Tuesday, September 28, 2010

Childhood Trauma no 1

Up until about a year ago, I thought Moomins were just a figment of my early imagination. But then that book arrived in our store, and I nearly dropped it, screeching "OH GOD THEY ARE REAL!!!"

I have a very very dim memory - which I even thought was no more than a dream - of some mousy-elephantish looking creatures hiding in a house, while outside a sinister, dark creature approached, nothing more than a black lump with red fires for eyes and a mad grin and a pointy nose.
I must have been about two, and I remember I was terrified of that image, but neither my parents nor I could remember whether that was real or just a nightmare.

In subsequent years, I had serial nightmares of a similar creature I called the Worm, which regularly invaded our home, living in dark nooks and crannies, and in the land beyond the mirror. Sometimes you could see it in the mirror, a reverse landscape I was always fascinated by and wondered what it was like to be there. Mind you, this was long before I ever heard of "Through the Looking Glass".

In some of my dreams there was a cupboard near a mirror with a curtain instead of a door, and when you crawled behind that curtain, there would be a hole in the wall that would let you through into the mirror world. One time I foolishly followed that path, ending up in a mirror version of my flat, which was eerily silent and deserted... until a rustle made me jump, and when I peered into the dark corridor, I could see that this was where the Worm lived, that nameless lumpy creature. And I raced back to the hole and crept back into my own world, hoping it wouldn't follow me.

The Worm would appear in all kinds of unexpected places. On my way to the bathroom to brush my teeth, I would spot its long pointy nose sticking out from behind a dresser where it was trying to hide, and then it would lunge out and charge for us while I screamed "The Worm! The Worm!", running back into the lounge, where I tried to hide my family in cupboards before floating up to the ceiling myself, hoping to God it wouldn't look up.

At other times I would sit in the bathtub with my baby brother, and suddenly the floor of the tub would tilt and open up a gaping hole into which we slid, and the Worm would be down there, groping for us.

And its babies would be under my bed, screeching and poking their needle-sharp noses through the mattress (good Lord, what would Freud make of that??), into my back, giving me something that felt like seizures of terror, and I would wake and scream for my Mum and Dad.

The Worm was the single most terrifying creature of my early childhood. And I think it had its origins in the Groke... except that the Worm was infinitely more scary.

About 12 years ago, when I first met my friend Peter in Berlin at a Christmas party, he recited me this tale in his marvellous Queen's English, an excerpt from "The Moon of Gomrath", in which a dark, evil creature called the Brollachan possessed first a horse, then a little girl.

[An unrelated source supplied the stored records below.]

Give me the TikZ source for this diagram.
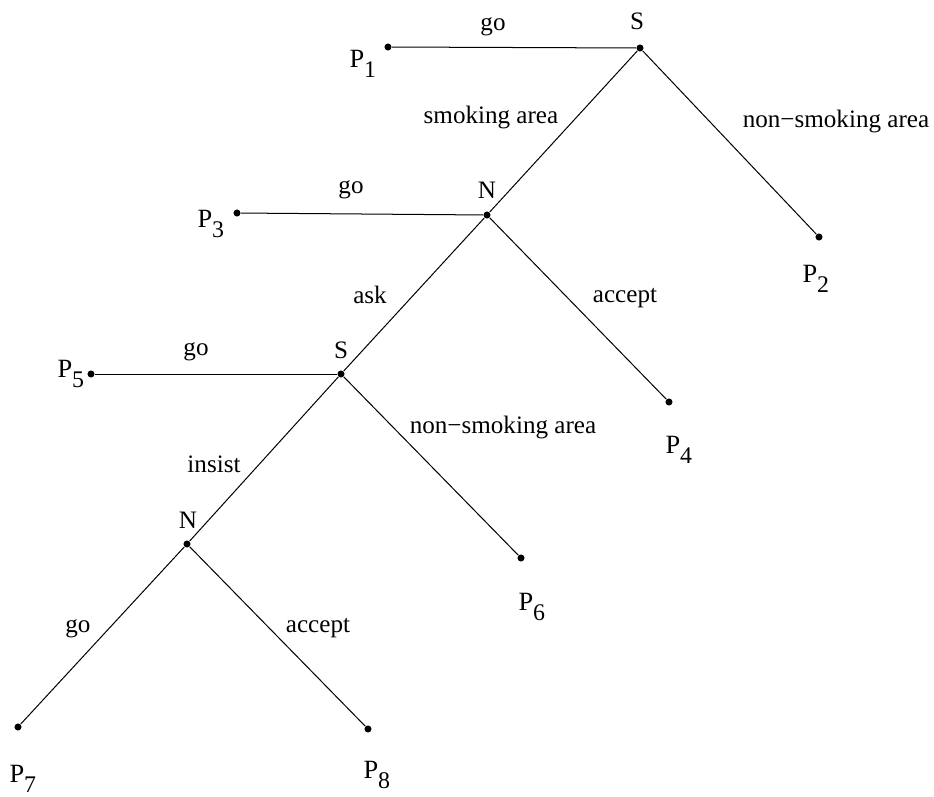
\documentclass[tikz,border=0pt]{standalone}
\usepackage{fontspec}
\setmainfont{Liberation Serif}
\usetikzlibrary{positioning}
\usepackage{xcolor}

\newcommand{\pout}[1]{{\fontsize{10.5}{12}\selectfont P}\raisebox{-0.40em}{\fontsize{9.5}{11}\selectfont #1}}

\begin{document}
\begin{tikzpicture}[x=1.4cm, y=1.4cm,
	dot/.style={fill=black, circle, inner sep=0pt, minimum size=2.8pt},
	branch/.style={draw=black, line width=0.4pt},
	lbl/.style={anchor=base, inner sep=0pt},
	pay/.style={anchor=base west, inner sep=0pt}]
	\useasboundingbox (0,0) rectangle (9.34,-7.97);

	% Decision points
	\node[dot] (s1) at (6.40,-0.48) {};
	\node[dot] (n1) at (4.87,-2.15) {};
	\node[dot] (s2) at (3.41,-3.74) {};
	\node[dot] (n2) at (1.87,-5.44) {};

	% Outcomes
	\node[dot] (p1) at (3.88,-0.47) {};
	\node[dot] (p2) at (8.19,-2.37) {};
	\node[dot] (p3) at (2.37,-2.13) {};
	\node[dot] (p4) at (6.69,-4.02) {};
	\node[dot] (p5) at (0.91,-3.74) {};
	\node[dot] (p6) at (5.21,-5.58) {};
	\node[dot] (p7) at (0.18,-7.27) {};
	\node[dot] (p8) at (3.68,-7.29) {};

	% Branches
	\draw[branch] (s1) -- (p1);
	\draw[branch] (s1) -- (p2);
	\draw[branch] (s1) -- (n1);
	\draw[branch] (n1) -- (p3);
	\draw[branch] (n1) -- (p4);
	\draw[branch] (n1) -- (s2);
	\draw[branch] (s2) -- (p5);
	\draw[branch] (s2) -- (p6);
	\draw[branch] (s2) -- (n2);
	\draw[branch] (n2) -- (p7);
	\draw[branch] (n2) -- (p8);

	% Player labels
	\node[lbl] (s1lbl) at (6.37,-0.29) {S};
	\node[lbl] (n1lbl) at (4.87,-1.98) {N};
	\node[lbl] (s2lbl) at (3.41,-3.58) {S};
	\node[lbl] (n2lbl) at (1.88,-5.28) {N};

	% Action labels
	\node[lbl] (go1) at (4.93,-0.30) {go};
	\node[lbl] (smoke1) at (4.91,-1.23) {smoking area};
	\node[lbl] (nonsmoke1) at (8.36,-1.27) {non−smoking area};
	\node[lbl] (go2) at (3.51,-1.93) {go};
	\node[lbl] (ask1) at (3.70,-3.03) {ask};
	\node[lbl] (accept1) at (6.25,-3.02) {accept};
	\node[lbl] (go3) at (1.96,-3.55) {go};
	\node[lbl] (nonsmoke2) at (5.03,-4.33) {non−smoking area};
	\node[lbl] (insist1) at (2.14,-4.72) {insist};
	\node[lbl] (go4) at (0.78,-6.32) {go};
	\node[lbl] (accept2) at (3.18,-6.32) {accept};

	% Outcome labels
	\node[pay] (p1lbl) at (3.49,-0.67) {\pout{1}};
	\node[pay] (p2lbl) at (8.02,-2.82) {\pout{2}};
	\node[pay] (p3lbl) at (1.97,-2.27) {\pout{3}};
	\node[pay] (p4lbl) at (6.65,-4.53) {\pout{4}};
	\node[pay] (p5lbl) at (0.57,-3.77) {\pout{5}};
	\node[pay] (p6lbl) at (5.18,-6.10) {\pout{6}};
	\node[pay] (p7lbl) at (0.09,-7.82) {\pout{7}};
	\node[pay] (p8lbl) at (3.63,-7.78) {\pout{8}};

\end{tikzpicture}
\end{document}
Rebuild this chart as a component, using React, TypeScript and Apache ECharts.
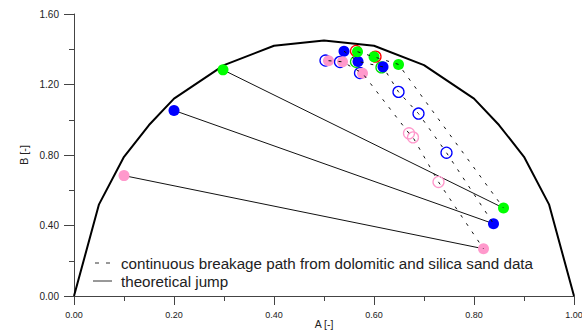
import React, { useEffect, useRef } from "react";
import * as echarts from "echarts";

// Envelope (theoretical boundary)
const envelopeA = [0, 0.05, 0.1, 0.15, 0.2, 0.3, 0.4, 0.5, 0.6, 0.7, 0.8, 0.85, 0.9, 0.95, 1.0];
const envelopeB = [0, 0.52, 0.79, 0.97, 1.12, 1.31, 1.42, 1.45, 1.42, 1.31, 1.12, 0.97, 0.79, 0.52, 0];

// Theoretical jumps (start -> end)
const jumpStartA = [0.1, 0.2, 0.298];
const jumpStartB = [0.683, 1.053, 1.283];
const jumpEndA = [0.819, 0.839, 0.859];
const jumpEndB = [0.268, 0.41, 0.499];

// Continuous breakage paths (dashed)
const pinkPathA = [0.509, 0.537, 0.577, 0.67, 0.678, 0.729, 0.819];
const pinkPathB = [1.335, 1.329, 1.264, 0.923, 0.9, 0.647, 0.268];
const bluePathA = [0.54, 0.568, 0.618, 0.649, 0.689, 0.745, 0.839];
const bluePathB = [1.389, 1.331, 1.3, 1.158, 1.035, 0.813, 0.41];
const greenPathA = [0.567, 0.6, 0.649, 0.859];
const greenPathB = [1.386, 1.357, 1.314, 0.499];

// Filled markers
const filledBlueA = [0.2, 0.54, 0.568, 0.618, 0.839];
const filledBlueB = [1.053, 1.389, 1.331, 1.3, 0.41];
const filledGreenA = [0.298, 0.567, 0.6, 0.649, 0.859];
const filledGreenB = [1.283, 1.386, 1.357, 1.314, 0.499];
const filledPinkA = [0.1, 0.509, 0.537, 0.577, 0.819];
const filledPinkB = [0.683, 1.335, 1.329, 1.264, 0.268];

// Open markers
const openBlueA = [0.503, 0.532, 0.572, 0.649, 0.689, 0.745];
const openBlueB = [1.336, 1.328, 1.265, 1.158, 1.035, 0.813];
const openPinkA = [0.67, 0.678, 0.729];
const openPinkB = [0.923, 0.9, 0.647];
const openRedA = [0.564, 0.603];
const openRedB = [1.39, 1.358];
const openGreenA = [0.564, 0.615];
const openGreenB = [1.329, 1.297];

const xTicks = { min: 0, max: 1, interval: 0.2 };
const yTicks = { min: 0, max: 1.6, interval: 0.4 };

const legendTexts = [
  "continuous breakage path from dolomitic and silica sand data",
  "theoretical jump",
];

const zip = (a: number[], b: number[]) => a.map((v, i) => [v, b[i]]);

const FONT = "'Liberation Sans', Arial, sans-serif";

export default function App() {
  const ref = useRef<HTMLDivElement>(null);
  useEffect(() => {
    if (!ref.current) return;
    const chart = echarts.init(ref.current, null, { renderer: "svg" });
    const jumpSeries = jumpStartA.map((_, i) => ({
      type: "line",
      data: [
        [jumpStartA[i], jumpStartB[i]],
        [jumpEndA[i], jumpEndB[i]],
      ],
      symbol: "none",
      lineStyle: { color: "#111", width: 1 },
      z: 2,
    }));
    const dashed = (a: number[], b: number[]) => ({
      type: "line",
      data: zip(a, b),
      symbol: "none",
      lineStyle: { color: "#111", width: 1, type: [3, 7] },
      z: 6,
    });
    const filled = (a: number[], b: number[], color: string) => ({
      type: "scatter",
      data: zip(a, b),
      symbol: "circle",
      symbolSize: 11,
      itemStyle: { color, opacity: 1 },
      z: 4,
    });
    const open = (a: number[], b: number[], color: string) => ({
      type: "scatter",
      data: zip(a, b),
      symbol: "circle",
      symbolSize: 11,
      itemStyle: { color: "rgba(0,0,0,0)", borderColor: color, borderWidth: 1.3, opacity: 1 },
      z: 3,
    });
    chart.setOption({
      animation: false,
      textStyle: { fontFamily: FONT },
      grid: { left: 74, right: 8, top: 14, bottom: 36, containLabel: false, outerBoundsMode: "none" },
      xAxis: {
        type: "value",
        ...xTicks,
        name: "A [-]",
        nameLocation: "middle",
        nameGap: 22,
        nameMoveOverlap: false,
        nameTextStyle: { fontSize: 10.5, color: "#222", fontFamily: FONT },
        axisLine: { show: true, onZero: false, lineStyle: { color: "#444", width: 1 } },
        axisTick: { show: true, length: 9, lineStyle: { color: "#444" } },
        minorTick: { show: true, splitNumber: 2, length: 5, lineStyle: { color: "#444" } },
        axisLabel: { fontSize: 9, color: "#222", margin: 14, formatter: (v: number) => v.toFixed(2), fontFamily: FONT },
        splitLine: { show: false },
      },
      yAxis: {
        type: "value",
        ...yTicks,
        name: "B [-]",
        nameLocation: "middle",
        nameGap: 45,
        nameMoveOverlap: false,
        nameTextStyle: { fontSize: 11, color: "#222", fontFamily: FONT },
        axisLine: { show: true, onZero: false, lineStyle: { color: "#444", width: 1 } },
        axisTick: { show: true, length: 10, lineStyle: { color: "#444" } },
        minorTick: { show: true, splitNumber: 2, length: 5, lineStyle: { color: "#444" } },
        axisLabel: { fontSize: 10, color: "#222", margin: 15, formatter: (v: number) => v.toFixed(2), fontFamily: FONT },
        splitLine: { show: false },
      },
      series: [
        {
          type: "line",
          data: zip(envelopeA, envelopeB),
          symbol: "none",
          lineStyle: { color: "#000", width: 2 },
          z: 1,
        },
        ...jumpSeries,
        open(openBlueA, openBlueB, "#0000ff"),
        open(openPinkA, openPinkB, "#ff99cc"),
        open(openRedA, openRedB, "#ff0000"),
        open(openGreenA, openGreenB, "#00e000"),
        filled(filledBlueA, filledBlueB, "#0000ff"),
        filled(filledGreenA, filledGreenB, "#00ff00"),
        filled(filledPinkA, filledPinkB, "#ff99cc"),
        dashed(pinkPathA, pinkPathB),
        dashed(bluePathA, bluePathB),
        dashed(greenPathA, greenPathB),
      ],
      graphic: [
        {
          type: "line",
          shape: { x1: 95, y1: 263, x2: 111, y2: 263 },
          style: { stroke: "#333", lineWidth: 1, lineDash: [4, 7] },
        },
        {
          type: "text",
          x: 121,
          y: 263,
          style: {
            text: legendTexts[0],
            fontSize: 15.2,
            fontFamily: FONT,
            fill: "#222",
            verticalAlign: "middle",
          },
        },
        {
          type: "line",
          shape: { x1: 93, y1: 281, x2: 112, y2: 281 },
          style: { stroke: "#333", lineWidth: 1 },
        },
        {
          type: "text",
          x: 121,
          y: 281,
          style: {
            text: legendTexts[1],
            fontSize: 15.2,
            fontFamily: FONT,
            fill: "#222",
            verticalAlign: "middle",
          },
        },
      ],
    });
    return () => chart.dispose();
  }, []);
  return (
    <div
      ref={ref}
      style={{ position: "fixed", left: 0, top: 0, width: 582, height: 332, background: "#fff" }}
    />
  );
}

"Now the Brollachan", Peter said in his spookiest voice, with goosebumps creeping over my flesh, "had eyes and a mouth... but he has no speech, and alas... no shape!" He told me how it was blacker than black, a shadow in the night too dark to comprehend. "Somewhere near the middle... if there was a middle", he whispered, "were two red points of light."
And I realised he was talking about the Worm... it was the first time in years I had actually thought about it, and I had an invisible cold hand crawling down my spine, because Peter's story hit me square in my subconscious' nuts: "The pony turned its head and looked at Susan. Its foaming lips curled back into a grin, and the velvet was gone from the eye: in the heart of the black pupil was a red flame..."

Things like this make me wonder if there are archetypes of evil planted in our subconscious, ideas that cross cultural boundaries, because if there is a Collective Unconscious to mankind, as Jung describes it, then surely similar images representing similar ideas would pop up all over the world. The Groke (it's original name is Marran; I remembered it as Morrah) is Swedish, the Brollachan is a Scottish legend... and what about the god Kaonashi in "Spirited Away" (god, that creature always hit a nerve with me)?
That's ultimately more scary than just a single child's nightmare, no?